I went on a five-day hike to the famed Ciudad Perdida, the remains of a lost Tairona city in the Sierra Nevada, a couple of hours south of the city of Santa Marta.
Experts think the city was founded around 800 years before the birth of Christ and abandoned when the Spanish conquered the region.
Looters discovered the remains in the 1970s and it is now a very popular tourist hike.
But, boy, do you have to work for it.
I must have been walking for less than 15 minutes on the first day when we came to our first river crossing.
It was a novelty that soon vanished – although I will never forget the six or so swollen rivers we were forced to cross during our journey.
The current was so strong we had to join hands and support one another to ensure no-one was swept downstream in the waist-high water.
I was the source of much humour because I religiously tied my boots around my neck to keep them dry – whereas everyone else sloshed around in their soaking footwear.
(Okay, so I can’t bear having wet feet. But on the last day – ten minutes from the end – I finally gave up and walked through one of the rivers.
Walking along with those wet boots, even for such a short time, was horrible and, all banter aside, I was so glad I chose to be a princess about it!)
One time we crossed a river using a rickety trolley, pulled along by our guides.
Other times, crossing rivers was just an excuse to swim. When you are constantly drenched in sweat from the hot, sticky, humid jungle air – there is no feeling like it.

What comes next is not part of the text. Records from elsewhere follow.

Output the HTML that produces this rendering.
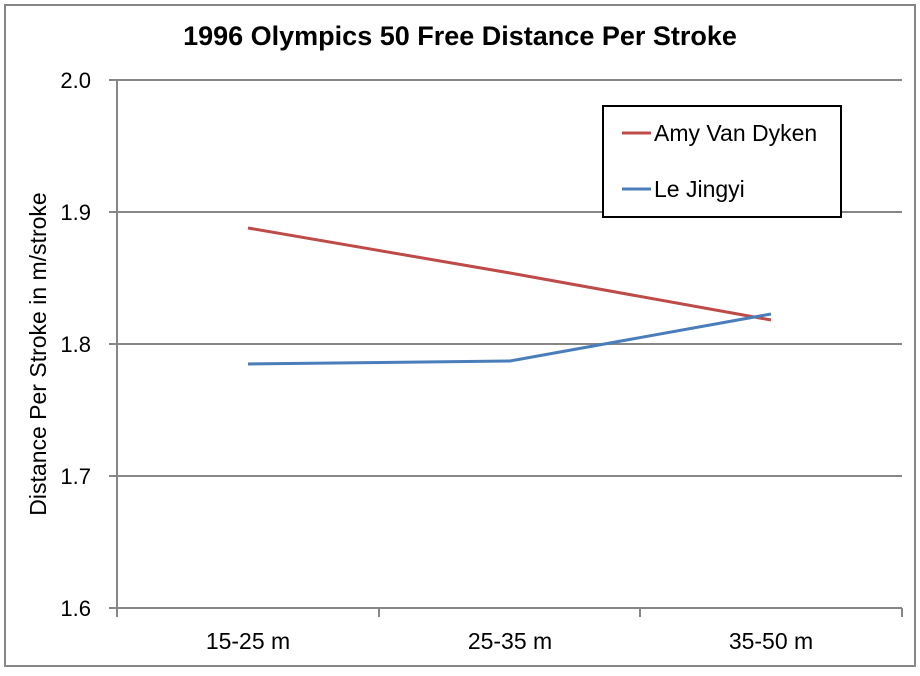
<!DOCTYPE html>
<html><head><style>body{margin:0;background:#fff}</style></head><body>
<svg width="920" height="671" xmlns="http://www.w3.org/2000/svg" font-family="Liberation Sans, sans-serif">
<rect x="5" y="5" width="910" height="661" fill="#fff" stroke="#868686" stroke-width="2"/>
<text x="460" y="45" text-anchor="middle" font-size="27" font-weight="bold">1996 Olympics 50 Free Distance Per Stroke</text>
<g stroke="#868686" stroke-width="2">
<line x1="109" y1="80" x2="902" y2="80"/>
<line x1="109" y1="212" x2="902" y2="212"/>
<line x1="109" y1="344" x2="902" y2="344"/>
<line x1="109" y1="476" x2="902" y2="476"/>
<line x1="109" y1="608" x2="902" y2="608"/>
<line x1="117" y1="80" x2="117" y2="617"/>
<line x1="379" y1="608" x2="379" y2="617"/>
<line x1="640" y1="608" x2="640" y2="617"/>
<line x1="902" y1="608" x2="902" y2="617"/>
</g>
<g font-size="22" text-anchor="end">
<text x="91" y="88">2.0</text><text x="91" y="220">1.9</text><text x="91" y="352">1.8</text><text x="91" y="484">1.7</text><text x="91" y="616">1.6</text>
</g>
<g font-size="23" text-anchor="middle">
<text x="248" y="649">15-25 m</text><text x="510" y="649">25-35 m</text><text x="771" y="649">35-50 m</text>
</g>
<text transform="translate(46,354) rotate(-90)" text-anchor="middle" font-size="23">Distance Per Stroke in m/stroke</text>
<polyline points="248,228 510,273 771,320" fill="none" stroke="#be4b48" stroke-width="3"/>
<polyline points="248,364 510,361 771,314" fill="none" stroke="#4a7ebb" stroke-width="3"/>
<rect x="603" y="106" width="238" height="111" fill="#fff" stroke="#000" stroke-width="2"/>
<line x1="622" y1="133" x2="651" y2="133" stroke="#be4b48" stroke-width="3"/>
<line x1="622" y1="189" x2="651" y2="189" stroke="#4a7ebb" stroke-width="3"/>
<text x="654" y="141" font-size="23">Amy Van Dyken</text>
<text x="654" y="197" font-size="23">Le Jingyi</text>
</svg>
</body></html>
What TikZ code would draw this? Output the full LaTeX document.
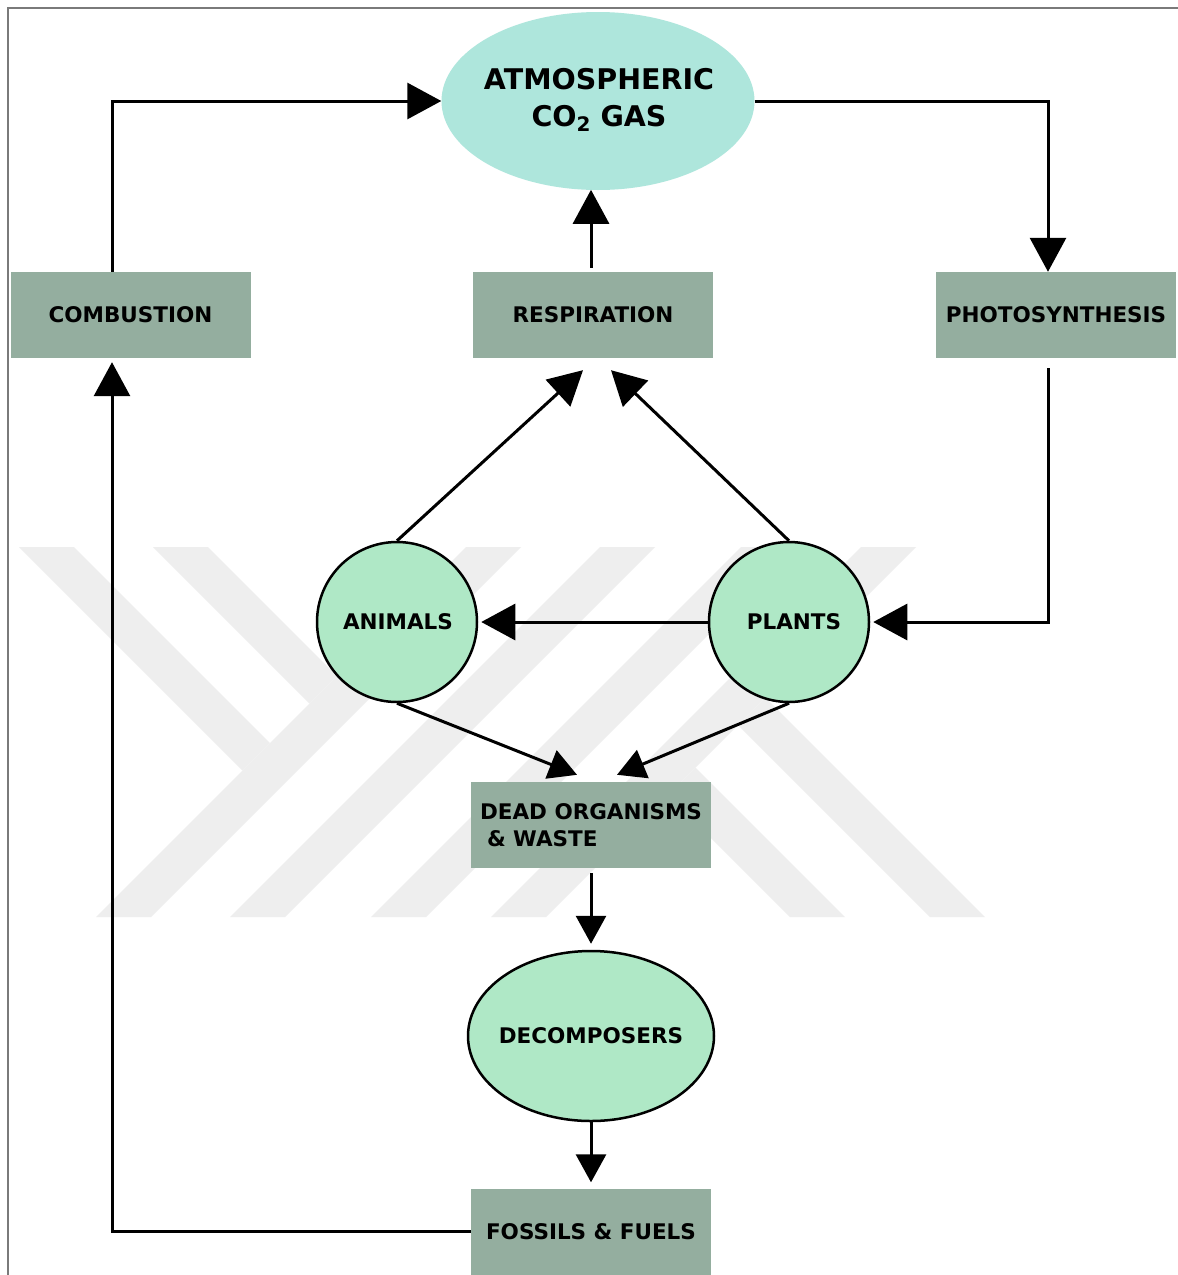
\documentclass[tikz,border=0pt]{standalone}
\usepackage{fontspec}
\setmainfont{DejaVu Sans}
\usetikzlibrary{arrows.meta,shapes.geometric,calc}
\definecolor{boxfill}{HTML}{94AE9F}
\definecolor{atmfill}{HTML}{AEE6DC}
\definecolor{orgfill}{HTML}{AFE8C6}
\definecolor{wmark}{HTML}{EEEEEE}
\definecolor{framegray}{HTML}{7A7A7A}
\begin{document}
\begin{tikzpicture}[x=1pt,y=-1pt,
  procbox/.style={rectangle, fill=boxfill, minimum width=240pt, minimum height=86pt, inner sep=0pt,
    font=\bfseries\fontsize{21.5}{27}\selectfont},
  organism/.style={circle, fill=orgfill, draw=black, line width=2.5pt, minimum size=160pt, inner sep=0pt},
  labeltext/.style={font=\bfseries\fontsize{21.5}{27}\selectfont, inner sep=0pt},
  flow/.style={line width=3pt, -{Triangle[length=34pt,width=36pt]}},
  smallflow/.style={line width=3pt, -{Triangle[length=28pt,width=30pt]}},
  wm/.style={fill=wmark, draw=none}
]
\useasboundingbox (0,0) rectangle (1178,1275);
\fill[white] (0,0) rectangle (1178,1275);
% watermark
\fill[wm] (19,547) -- (74,547) -- (270,743) -- (242.5,770.5) -- cycle;
\fill[wm] (153,547) -- (208,547) -- (337,676) -- (309.5,703.5) -- cycle;
\fill[wm] (466,547) -- (521,547) -- (151,917) -- (96,917) -- cycle;
\fill[wm] (600,547) -- (655,547) -- (285,917) -- (230,917) -- cycle;
\fill[wm] (741,547) -- (796,547) -- (426,917) -- (371,917) -- cycle;
\fill[wm] (861,547) -- (916,547) -- (546,917) -- (491,917) -- cycle;
\fill[wm] (668,795) -- (695.5,767.5) -- (845,917) -- (790,917) -- cycle;
\fill[wm] (738,725) -- (765.5,697.5) -- (985,917) -- (930,917) -- cycle;
% frame
\draw[framegray, line width=1.5pt] (1178,8) -- (8,8) -- (8,1275);
% nodes
\node[ellipse, fill=atmfill, minimum width=313pt, minimum height=178pt, inner sep=0pt] (atm) at (598,101) {};
\node[font=\bfseries\fontsize{28.5}{37}\selectfont, align=center, inner sep=0pt] (atmtext) at (599,100)
  {ATMOSPHERIC\\CO\raisebox{-0.3ex}{\fontsize{20}{20}\selectfont 2} GAS};
\node[procbox] (comb) at (130.5,315) {COMBUSTION};
\node[procbox] (resp) at (593,315) {RESPIRATION};
\node[procbox] (photo) at (1056,315) {PHOTOSYNTHESIS};
\node[organism] (animals) at (397,622) {};
\node[labeltext] (animalstext) at (398,622) {ANIMALS};
\node[organism] (plants) at (789,622) {};
\node[labeltext] (plantstext) at (794,622) {PLANTS};
\node[procbox, align=left] (dead) at (591,825) {DEAD ORGANISMS\\\hspace*{7pt}\& WASTE};
\node[ellipse, fill=orgfill, draw=black, line width=2.5pt, minimum width=246pt, minimum height=170pt, inner sep=0pt] (decomp) at (591,1036) {};
\node[labeltext] (decomptext) at (591,1036) {DECOMPOSERS};
\node[procbox] (fossil) at (591,1231.5) {FOSSILS \& FUELS};
% connectors
\draw[flow] ($(comb.north)+(-18.5,0)$) |- (atm.west);
\draw[flow] ($(resp.north)+(-2,-4)$) -- ($(resp.north)+(-2,-82)$);
\draw[flow] (atm.east) -| ($(photo.north)+(-8,0)$);
\draw[flow] ($(photo.south)+(-8,10)$) |- ($(plants.east)+(3,0)$);
\draw[flow] (plants.west) -- ($(animals.east)+(3,0)$);
\draw[flow] (animals.north) -- ($(resp.south)+(-10,12)$);
\draw[flow] (plants.north) -- ($(resp.south)+(18,12)$);
\draw[smallflow] (animals.south) -- ($(dead.north)+(-14,-7)$);
\draw[smallflow] (plants.south) -- ($(dead.north)+(26,-7)$);
\draw[smallflow] ($(dead.south)+(0,5)$) -- ($(decomp.north)+(0,-6)$);
\draw[smallflow] (decomp.south) -- ($(fossil.north)+(0,-6)$);
\draw[flow] (fossil.west) -| ($(comb.south)+(-18.5,4)$);
\end{tikzpicture}
\end{document}
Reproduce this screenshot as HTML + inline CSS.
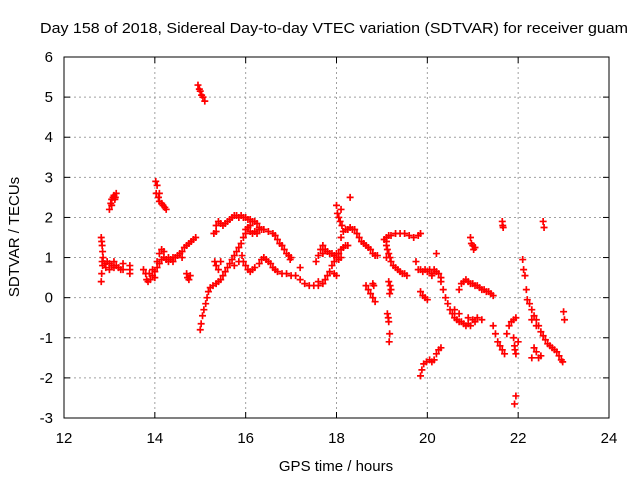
<!DOCTYPE html>
<html><head><meta charset="utf-8"><style>
body{margin:0;background:#fff}
svg text{font-family:"Liberation Sans",sans-serif;font-size:15px;fill:#000}
</style></head><body>
<svg id="chart" width="640" height="480" xmlns="http://www.w3.org/2000/svg">
<rect width="640" height="480" fill="#fff"/>
<text x="334" y="33" text-anchor="middle" textLength="588" lengthAdjust="spacingAndGlyphs">Day 158 of 2018, Sidereal Day-to-day VTEC variation (SDTVAR) for receiver guam</text>
<text x="336" y="471" text-anchor="middle">GPS time / hours</text>
<text transform="translate(19,237) rotate(-90)" text-anchor="middle">SDTVAR / TECUs</text>
<g id="grid"></g>
<g id="ticks"></g>
<g id="marks"></g>
<rect x="64" y="57" width="545" height="361" fill="none" stroke="#000" stroke-width="1"/>
</svg>
<script>
const xTicks=[12,14,16,18,20,22,24];
const yTicks=[-3,-2,-1,0,1,2,3,4,5,6];
const segA=[[12.82,1.5],[12.83,1.4],[12.84,1.3],[12.85,1.15],[12.86,1.0],[12.84,0.9],[12.85,0.8],[12.83,0.6],[12.82,0.4],[12.9,0.85],[12.95,0.9],[13.0,0.85],[13.05,0.8],[13.1,0.9],[13.15,0.8],[13.2,0.75],[13.25,0.7],[12.92,0.75],[13.0,0.7],[13.1,0.75],[13.3,0.85],[13.3,0.7]];
const segB=[[13.0,2.2],[13.03,2.35],[13.05,2.45],[13.08,2.5],[13.1,2.55],[13.13,2.5],[13.15,2.6],[13.05,2.3],[13.12,2.45]];
const segC=[[13.45,0.8],[13.45,0.7],[13.45,0.6],[13.75,0.7],[13.8,0.6],[13.82,0.45],[13.85,0.4],[13.9,0.45],[13.95,0.55],[14.0,0.65],[14.05,0.75],[14.1,0.85],[14.15,0.95],[14.2,1.0],[14.25,0.95],[14.3,1.0],[14.35,0.95],[14.4,1.0],[14.45,1.0],[14.5,1.05],[14.55,1.1],[14.6,1.15],[14.65,1.25],[14.7,1.3],[14.75,1.35],[14.8,1.4],[14.85,1.45],[14.9,1.5],[13.88,0.6],[13.95,0.7],[14.05,0.9],[14.1,1.1],[14.15,1.2],[14.2,1.15],[14.0,0.5],[14.3,0.9],[14.4,0.9],[14.6,1.0]];
const segD=[[14.02,2.9],[14.05,2.8],[14.03,2.6],[14.08,2.5],[14.1,2.4],[14.15,2.35],[14.18,2.3],[14.22,2.25],[14.25,2.2],[14.1,2.6],[14.7,0.6],[14.72,0.5],[14.75,0.45],[14.78,0.55]];
const segE=[[14.95,5.3],[14.98,5.2],[15.0,5.15],[15.03,5.05],[15.06,5.0],[15.1,4.9]];
const segF=[[15.0,-0.8],[15.02,-0.65],[15.05,-0.45],[15.08,-0.3],[15.12,-0.15],[15.15,0.0],[15.18,0.15],[15.22,0.25],[15.28,0.3],[15.35,0.35],[15.4,0.4],[15.45,0.45],[15.5,0.55],[15.55,0.65],[15.6,0.75],[15.65,0.85],[15.7,0.95],[15.75,1.05],[15.8,1.15],[15.85,1.25],[15.9,1.35],[15.95,1.5],[16.0,1.6],[15.75,0.8],[15.85,0.9],[15.92,1.05],[15.32,0.9],[15.35,0.8],[15.4,0.7],[15.45,0.9]];
const segG=[[15.3,1.6],[15.35,1.8],[15.4,1.9],[15.45,1.85],[15.5,1.8],[15.55,1.85],[15.6,1.9],[15.65,1.95],[15.7,2.0],[15.75,2.05],[15.8,2.05],[15.85,2.0],[15.9,2.05],[15.95,2.0],[16.0,2.0],[16.05,1.95],[16.1,1.95],[16.15,1.9],[16.2,1.9],[16.25,1.85],[16.3,1.75],[16.35,1.7],[15.35,1.65]];
const segH=[[16.0,1.7],[16.05,1.75],[16.1,1.65],[16.15,1.6],[16.2,1.65],[16.3,1.7],[16.4,1.7],[16.5,1.65],[16.6,1.6],[16.65,1.55],[16.7,1.45],[16.75,1.35],[16.8,1.3],[16.85,1.2],[16.9,1.1],[16.95,1.05],[17.0,1.0],[16.1,1.8],[16.25,1.6]];
const segI=[[15.95,0.9],[16.0,0.8],[16.05,0.7],[16.1,0.65],[16.15,0.7],[16.2,0.75],[16.3,0.85],[16.35,0.95],[16.4,1.0],[16.45,0.95],[16.5,0.9],[16.55,0.85],[16.6,0.75],[16.65,0.7],[16.7,0.65],[16.8,0.6],[16.9,0.6],[17.0,0.55],[17.1,0.55],[17.2,0.45],[17.3,0.35],[17.4,0.3],[17.5,0.3],[17.6,0.3],[17.7,0.35],[17.75,0.45],[17.8,0.55],[17.85,0.65],[17.9,0.8],[17.95,0.9],[18.0,1.0],[18.05,1.1],[18.1,1.2],[18.15,1.25],[18.2,1.3],[18.25,1.3],[16.98,0.95],[17.2,0.75],[17.6,0.4]];
const segJ=[[17.55,0.9],[17.6,1.05],[17.65,1.2],[17.7,1.3],[17.75,1.2],[17.8,1.15],[17.85,1.1],[17.9,1.1],[17.95,1.05],[18.0,1.1],[18.05,0.95],[18.1,1.0],[17.7,1.1],[17.95,0.6],[18.0,0.55]];
const segK=[[18.0,2.3],[18.02,2.1],[18.05,2.0],[18.08,1.9],[18.1,2.2],[18.12,1.8],[18.15,1.65],[18.2,1.7],[18.25,1.7],[18.3,1.75],[18.35,1.7],[18.4,1.7],[18.45,1.6],[18.5,1.5],[18.55,1.4],[18.6,1.35],[18.65,1.3],[18.7,1.25],[18.75,1.2],[18.8,1.1],[18.85,1.05],[18.9,1.05],[18.3,2.5],[18.1,1.5]];
const segL=[[18.65,0.3],[18.7,0.2],[18.75,0.1],[18.8,0.0],[18.85,-0.1],[18.82,0.3],[18.8,0.35],[19.1,1.4],[19.1,1.3],[19.12,1.2],[19.15,1.1],[19.18,1.0],[19.1,1.0],[19.2,0.9],[19.25,0.8],[19.3,0.75],[19.35,0.7],[19.4,0.65],[19.45,0.6],[19.5,0.6],[19.55,0.55],[19.12,-0.4],[19.14,-0.5],[19.15,-0.6],[19.17,-0.9],[19.16,-1.1],[19.15,0.4],[19.18,0.3],[19.2,0.2],[19.17,0.1]];
const segM=[[19.05,1.45],[19.1,1.5],[19.15,1.55],[19.2,1.55],[19.3,1.6],[19.4,1.6],[19.5,1.6],[19.6,1.55],[19.7,1.5],[19.8,1.55],[19.85,1.6]];
const segN=[[19.75,0.9],[19.8,0.7],[19.85,0.7],[19.9,0.65],[19.95,0.7],[20.0,0.65],[20.05,0.7],[20.1,0.6],[20.15,0.7],[20.2,0.65],[20.25,0.6],[20.3,0.5],[20.1,0.55],[19.85,0.15],[19.9,0.05],[19.95,0.0],[20.0,-0.05],[20.2,1.1],[19.85,-1.95],[19.88,-1.8],[19.92,-1.65],[19.98,-1.6],[20.05,-1.55],[20.1,-1.6],[20.15,-1.55],[20.2,-1.4],[20.25,-1.3],[20.3,-1.25]];
const segO=[[20.3,0.4],[20.35,0.2],[20.4,0.0],[20.45,-0.15],[20.5,-0.3],[20.55,-0.4],[20.6,-0.5],[20.65,-0.55],[20.7,-0.6],[20.75,-0.6],[20.8,-0.65],[20.85,-0.7],[20.9,-0.65],[20.95,-0.7],[21.0,-0.55],[21.05,-0.6],[21.1,-0.5],[20.6,-0.3],[20.7,-0.4],[20.9,-0.5],[21.2,-0.55]];
const segP=[[20.7,0.2],[20.75,0.35],[20.8,0.4],[20.85,0.45],[20.9,0.4],[20.95,0.35],[21.0,0.35],[21.05,0.3],[21.1,0.3],[21.15,0.25],[21.2,0.2],[21.25,0.2],[21.3,0.15],[21.35,0.15],[21.4,0.1],[21.45,0.05],[20.95,1.5],[20.97,1.35],[21.0,1.3],[21.05,1.25],[21.02,1.2],[21.65,1.9],[21.66,1.8],[21.67,1.75]];
const segQ=[[21.45,-0.7],[21.5,-0.9],[21.55,-1.1],[21.6,-1.2],[21.65,-1.3],[21.7,-1.4],[21.75,-0.9],[21.8,-0.7],[21.85,-0.6],[21.9,-0.55],[21.95,-0.5],[21.9,-1.0],[21.92,-1.2],[21.95,-1.4],[21.93,-1.3],[21.95,-2.45],[21.92,-2.65],[22.0,-1.1]];
const segR=[[22.1,0.95],[22.12,0.7],[22.15,0.55],[22.18,0.2],[22.2,-0.05],[22.25,-0.15],[22.3,-0.3],[22.35,-0.45],[22.4,-0.55],[22.45,-0.7],[22.5,-0.85],[22.55,-0.95],[22.6,-1.05],[22.65,-1.15],[22.7,-1.2],[22.75,-1.25],[22.8,-1.3],[22.85,-1.35],[22.9,-1.45],[22.95,-1.55],[22.98,-1.6],[22.3,-0.55],[22.4,-0.7],[22.35,-1.25],[22.4,-1.35],[22.45,-1.5],[22.3,-1.5],[22.5,-1.45],[22.55,1.9],[22.57,1.75],[23.0,-0.35],[23.02,-0.55]];
const allSegs=[segA,segB,segC,segD,segE,segF,segG,segH,segI,segJ,segK,segL,segM,segN,segO,segP,segQ,segR];
const NS='http://www.w3.org/2000/svg';
const X=v=>64+(v-12)*545/12, Y=v=>57+(6-v)*361/9;
const grid=document.getElementById('grid'), ticks=document.getElementById('ticks'), marks=document.getElementById('marks');
function ln(p,x1,y1,x2,y2,st,extra){const l=document.createElementNS(NS,'line');l.setAttribute('x1',x1);l.setAttribute('y1',y1);l.setAttribute('x2',x2);l.setAttribute('y2',y2);l.setAttribute('stroke',st);if(extra)l.setAttribute('stroke-dasharray',extra);p.appendChild(l);return l;}
xTicks.forEach(t=>{const x=X(t);
 if(t>12&&t<24){const g=ln(grid,x,57,x,418,'#a0a0a0','2,3');
 
 }
 ln(ticks,x,418,x,412,'#000');ln(ticks,x,57,x,63,'#000');
 const tx=document.createElementNS(NS,'text');tx.setAttribute('x',x);tx.setAttribute('y',443);tx.setAttribute('text-anchor','middle');tx.textContent=t;
 
 
 ticks.appendChild(tx);});
yTicks.forEach(t=>{const y=Y(t);
 if(t>-3&&t<6){const g=ln(grid,64,y,609,y,'#a0a0a0','2,3');
 
 }
 ln(ticks,64,y,70,y,'#000');ln(ticks,609,y,603,y,'#000');
 const tx=document.createElementNS(NS,'text');tx.setAttribute('x',53);tx.setAttribute('y',y+5);tx.setAttribute('text-anchor','end');tx.textContent=t;
 
 
 ticks.appendChild(tx);});
allSegs.forEach(seg=>seg.forEach(p=>{const x=X(p[0]),y=Y(p[1]);
 const path=document.createElementNS(NS,'path');
 path.setAttribute('d',`M${x-3.5},${y}H${x+3.5}M${x},${y-3.5}V${y+3.5}`);
 path.setAttribute('stroke','#ff0000');path.setAttribute('stroke-width','1.7');
 
 
 marks.appendChild(path);}));
</script>
</body></html>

We slept in hammocks, we rose each day well before 6am, we played a lot of cards and we generally worked hard for the four days it took to reach the city.
Five years ago, tourists were frequently kidnapped in the area so it was reassuring to pass so many patrolling soldiers on our route.
We continued up and down hills, we squelched through thick mud, we climbed over rocks and boulders and we scrambled under low-hanging branches.
Finally, we had to negotiate 1,200 slippery, moss-covered steps to reach the city.
Thank God it was worth it.
The Lost City is serene and it is peaceful, raised high amid the surrounding jungle and framed by an enormous waterfall in the distance.
It is beautiful.
You can see the remains of the circular buildings everywhere and they all rise above one another – those Tairona folk seemed to have a peculiar fondness for steps.
I only came to Colombia because I wanted to visit the Ciudad Perdida.
I heard it was “like something out of Indiana Jones” and I have loved Indy for years, sitting and watching the films with my dad.
It was easy to imagine old Harrison there – whip in hand, lip curling at the prospect of snakes in the undergrowth, frequently losing his hat.
Even when the heavens opened on our way home and we found ourselves drenched, skidding through rivers of mud, it was worth every second.
But seriously, who invented mosquitos?